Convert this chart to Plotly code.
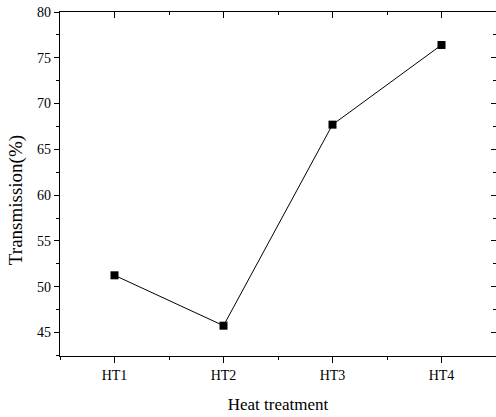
import plotly.graph_objects as go

categories = ["HT1", "HT2", "HT3", "HT4"]
transmission = [51.25, 45.75, 67.7, 76.4]
positions = list(range(1, len(categories) + 1))
y_ticks = [45, 50, 55, 60, 65, 70, 75, 80]

font_family = "Liberation Serif, Times New Roman, serif"

fig = go.Figure()
fig.add_trace(go.Scatter(
    x=positions, y=transmission, mode="lines+markers",
    line=dict(color="black", width=1),
    marker=dict(symbol="square", size=8, color="black"),
    showlegend=False,
))
# invisible trace to activate the mirrored axes
fig.add_trace(go.Scatter(x=positions, y=transmission, xaxis="x2", yaxis="y2",
                         mode="markers", marker=dict(opacity=0), showlegend=False,
                         hoverinfo="skip"))

xr = [0.5, 4.5]
yr = [42.44, 80]

fig.update_layout(
    width=496, height=417,
    margin=dict(l=60, r=0, t=12, b=61),
    plot_bgcolor="white", paper_bgcolor="white",
    font=dict(family=font_family, color="black", size=14),
    xaxis=dict(
        range=xr, tickvals=positions, ticktext=categories,
        showgrid=False, zeroline=False,
        showline=True, linecolor="black", linewidth=1.3,
        ticks="outside", ticklen=6, tickwidth=1.2, tickcolor="black",
        minor=dict(ticks="outside", ticklen=3, tickwidth=1.2, tickcolor="black", dtick=1, tick0=0.5),
        title=dict(text="Heat treatment", font=dict(size=17), standoff=16),
        tickfont=dict(size=14),
    ),
    yaxis=dict(
        range=yr, tickvals=y_ticks,
        showgrid=False, zeroline=False,
        showline=True, linecolor="black", linewidth=1.3,
        ticks="outside", ticklen=5, tickwidth=1.2, tickcolor="black",
        minor=dict(ticks="outside", ticklen=3, tickwidth=1.2, tickcolor="black", dtick=2.5, tick0=0),
        tickfont=dict(size=14),
    ),
    xaxis2=dict(
        overlaying="x", side="top", range=xr, tickvals=positions,
        showticklabels=False, showgrid=False, zeroline=False,
        showline=True, linecolor="black", linewidth=1.3,
        ticks="inside", ticklen=6, tickwidth=1.2, tickcolor="black",
        minor=dict(ticks="inside", ticklen=3, tickwidth=1.2, tickcolor="black", dtick=1, tick0=0.5),
    ),
    yaxis2=dict(
        overlaying="y", side="right", range=yr, tickvals=y_ticks,
        showticklabels=False, showgrid=False, zeroline=False,
        showline=False,
        ticks="inside", ticklen=5, tickwidth=1.2, tickcolor="black",
        minor=dict(ticks="inside", ticklen=3, tickwidth=1.2, tickcolor="black", dtick=2.5, tick0=0),
    ),
    annotations=[dict(
        text="Transmission(%)", textangle=-90, showarrow=False,
        xref="paper", yref="paper", x=-0.101, y=0.453,
        xanchor="center", yanchor="middle",
        font=dict(size=19),
    )],
)

fig.write_html("out.html")
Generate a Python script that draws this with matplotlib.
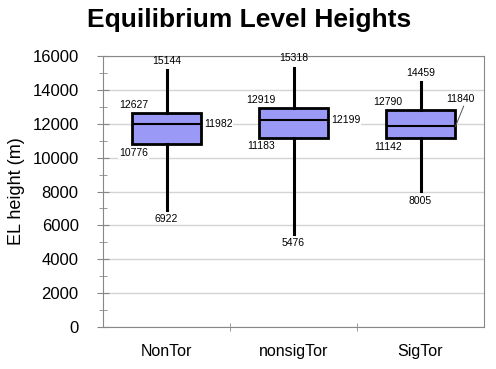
_ _ _
» **SHORT PROBLEM**: Will you set down the records word for word while leaving out every picture?

» **RESPONSE TO THE EXERCISE**:
Convert this chart to Plotly code.
import plotly.graph_objects as go

categories = ["HT1", "HT2", "HT3", "HT4"]
transmission = [51.25, 45.75, 67.7, 76.4]
positions = list(range(1, len(categories) + 1))
y_ticks = [45, 50, 55, 60, 65, 70, 75, 80]

font_family = "Liberation Serif, Times New Roman, serif"

fig = go.Figure()
fig.add_trace(go.Scatter(
    x=positions, y=transmission, mode="lines+markers",
    line=dict(color="black", width=1),
    marker=dict(symbol="square", size=8, color="black"),
    showlegend=False,
))
# invisible trace to activate the mirrored axes
fig.add_trace(go.Scatter(x=positions, y=transmission, xaxis="x2", yaxis="y2",
                         mode="markers", marker=dict(opacity=0), showlegend=False,
                         hoverinfo="skip"))

xr = [0.5, 4.5]
yr = [42.44, 80]

fig.update_layout(
    width=496, height=417,
    margin=dict(l=60, r=0, t=12, b=61),
    plot_bgcolor="white", paper_bgcolor="white",
    font=dict(family=font_family, color="black", size=14),
    xaxis=dict(
        range=xr, tickvals=positions, ticktext=categories,
        showgrid=False, zeroline=False,
        showline=True, linecolor="black", linewidth=1.3,
        ticks="outside", ticklen=6, tickwidth=1.2, tickcolor="black",
        minor=dict(ticks="outside", ticklen=3, tickwidth=1.2, tickcolor="black", dtick=1, tick0=0.5),
        title=dict(text="Heat treatment", font=dict(size=17), standoff=16),
        tickfont=dict(size=14),
    ),
    yaxis=dict(
        range=yr, tickvals=y_ticks,
        showgrid=False, zeroline=False,
        showline=True, linecolor="black", linewidth=1.3,
        ticks="outside", ticklen=5, tickwidth=1.2, tickcolor="black",
        minor=dict(ticks="outside", ticklen=3, tickwidth=1.2, tickcolor="black", dtick=2.5, tick0=0),
        tickfont=dict(size=14),
    ),
    xaxis2=dict(
        overlaying="x", side="top", range=xr, tickvals=positions,
        showticklabels=False, showgrid=False, zeroline=False,
        showline=True, linecolor="black", linewidth=1.3,
        ticks="inside", ticklen=6, tickwidth=1.2, tickcolor="black",
        minor=dict(ticks="inside", ticklen=3, tickwidth=1.2, tickcolor="black", dtick=1, tick0=0.5),
    ),
    yaxis2=dict(
        overlaying="y", side="right", range=yr, tickvals=y_ticks,
        showticklabels=False, showgrid=False, zeroline=False,
        showline=False,
        ticks="inside", ticklen=5, tickwidth=1.2, tickcolor="black",
        minor=dict(ticks="inside", ticklen=3, tickwidth=1.2, tickcolor="black", dtick=2.5, tick0=0),
    ),
    annotations=[dict(
        text="Transmission(%)", textangle=-90, showarrow=False,
        xref="paper", yref="paper", x=-0.101, y=0.453,
        xanchor="center", yanchor="middle",
        font=dict(size=19),
    )],
)

fig.write_html("out.html")
Generate a Python script that draws this with matplotlib.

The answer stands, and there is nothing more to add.